Empty board room with chairs pushed into table and glass walls to the outside

Since late February 2021, the SEC has issued several statements regarding Environmental, Social, and Corporate Governance (ESG) related risks facing businesses and their stakeholders. These risks are largely due to companies mislabeling ESG funds as being green, or intentionally promoting other funds as ESG products. As a result, Gary Gensler, Biden’s appointee to lead the SEC, has augmented expectations such that the agency will toughen its ESG oversight compared to the previous administration, and plans to stick with the same ESG focus as the Acting Chair, Allison Lee. Gensler has commented that the SEC hopes to instate mandates focused on standardizing sustainability reporting, with additional approaches being developed currently as the public comment period continues through June 13.

SEC on ESC Related Governance

So far this year, the SEC has issued a bulletin to educate investors about ESG funds in which they detailed key questions they should ask companies about ESG before investing. The commission also announced their plans to monitor voting proxy policies and practices to ensure that voting aligns with the best interest and expectations of investors given the intensifying physical risks companies are facing associated with climate change. They also announced the creation of a climate and ESG task force, dedicated to proactively identifying ESG misconduct among corporations. The initial focus of this task force will be to uncover gaps or misstatements in issuers’ disclosure of climate risks under existing rules. This was followed by a risk alert issued by the commission’s Division of Examinations, stating a high likelihood that investment advisors are wrongfully promoting funds as ESG products.

The SEC set out to evaluate whether companies were accurately disclosing their ESG investing approaches and behaving accordingly to their disclosures. Their examination metrics included portfolio management, performance advertising and marketing and compliance programs. They found that portfolio management practices, such as proxy voting decision making and the creation of marketing materials, were inconsistent with disclosures about ESG approaches. The examination also uncovered weaknesses in the policies and procedures governing the implementation and monitoring of ESG directives. Proxy voting was often inconsistent with the adviser’s stated approaches, and advisers frequently made unsubstantiated claims regarding substantial contributions to the development of specific ESG products when their roles were actually very limited or inconsequential.

ESG expectations are indeed becoming more ubiquitous, largely due to the establishment of global ESG standards by the World Economic Forum’s International Business council in September of 2020. In the PwC annual Corporate Director’s survey, however, only 51% of over six hundred companies said their board fully understands how ESG issues are impacting their company. Moreover, only 45% of directors say that ESG issues are a regular part of their board agenda.

So what can corporate boards do to improve their ESG oversight?

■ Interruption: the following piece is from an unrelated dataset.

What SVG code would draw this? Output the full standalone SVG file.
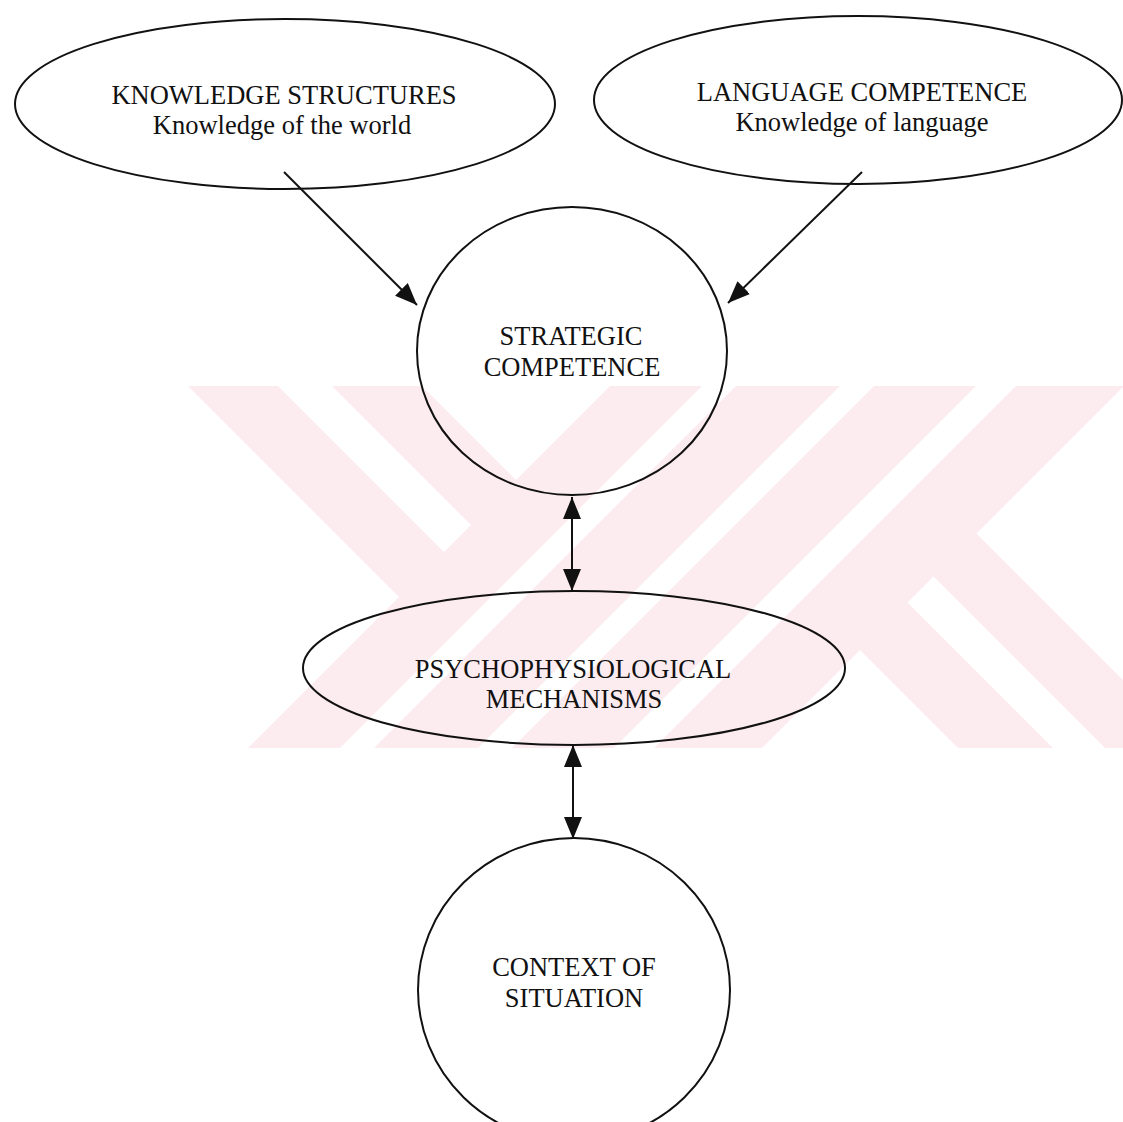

First, they can understand the importance of ESG issues to the success of their company. When surveyed by GreenBiz, 47% of directors said they believed ESG was important for brand equity and reputation, 24% mentioned customer and investor pressure, and 18% pointed to risk management and board pressure. Since board oversight includes advising the management team on the company strategy, the board must also understand how ESG issues can affect strategy and be in a position to address challenges and opportunities. 

Boards should add ESG to their next meeting agenda. Even though investors and stakeholders demand that boards discuss ESG, less than half of company boards are addressing it currently. Corporate leaders who include meeting ESG demands in their long-term strategy will be in a better position to address new risks and opportunities.

As a board recruits new directors or replaces sitting directors, they ought to consider adding a director with ESG expertise. However, even with an expert in the mix, it is becoming increasingly necessary for the full board to understand ESG strategy and how risks are being mitigated.